Back then, I subscribed to a weekly newspaper called the Comic Buyers Guide. It would have news about comics, reports from various shows but mostly it was the advertising paper for buying and selling comics and related items.
One week I come home and the front page has an article taken from a Chicago newspaper about a man claiming he had been the actor inside the ape suit for the movie.
This was quite surprising as it was assumed King Kong had been filmed using stop motion animation.
Carmen NIgro was working as a night watchman at a Chicago skyscraper when he befriended a newspaper reporter and " reluctantly" agreed to tell his story.

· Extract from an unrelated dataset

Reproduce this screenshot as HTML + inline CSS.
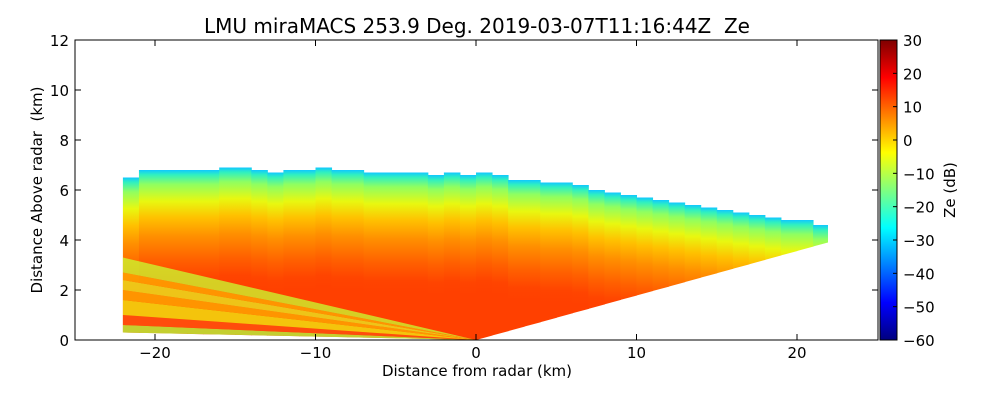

Nigro claimed he had been working as a professional rodeo rider when he was approached about being King Kong. He said he was offered $150 a week for the job compared to his rodeo wages of $15 a day. According to him, much of the movie was done in stop motion but some scenes had him in a monkey suit. All the scenes involving the Empire State Building were him, as his story went.
Mr. Nigro said that an altercation with the male lead turned the crew against him and that is why he wasn't invited to the premiere or involved in any publicity.
As you can imagine this created a bit of a stir, especially with the new movie coming out.
Mr.Nigro became a minor celebrity and in further interviews, his story got crazier and crazier. He claimed his work in Kong impressed Hollywood and he got many more roles, and soon he was known as the Ape-Man of Hollywood. He said he had a custom suit made from
six Grizzly Bear skins and that he had traveled to Africa with Frank Buck and lived with a pack of gorillas in the wild to study their motions.
His resume included 25 movies in ape suits- several Tarzan films, Mighty Joe Young, Abbot and Costello movies and tv episodes, and over a hundred films where he was an extra or a stunt man.
Many people cast doubt on his claims, pointing out the stop motion films and that other actors were credited for many of the roles he claimed. It was pointed out that every role he remembered was credited to a person who was dead.
Mr. Nigro doesn't seem to have profited much from his claims. He reportedly was paid $25 a speech for speaking to a variety of youth groups throughout the Mid-West, mostly Boy Scout groups. As his credibility came into question, he sort of faded away.
Nigro passed away in 1990 and it was revealed he had worked as a cook on a railroad for 32 years, including the time he claimed to have been in Hollywood. He never had a passport, which pretty much eliminated his Africa fantasy, No acting or stuntman credits were in his name and a review of his Social Security records had only his railroad and watchman employment.
The difference between fiction and reality is that fiction is supposed to make sense.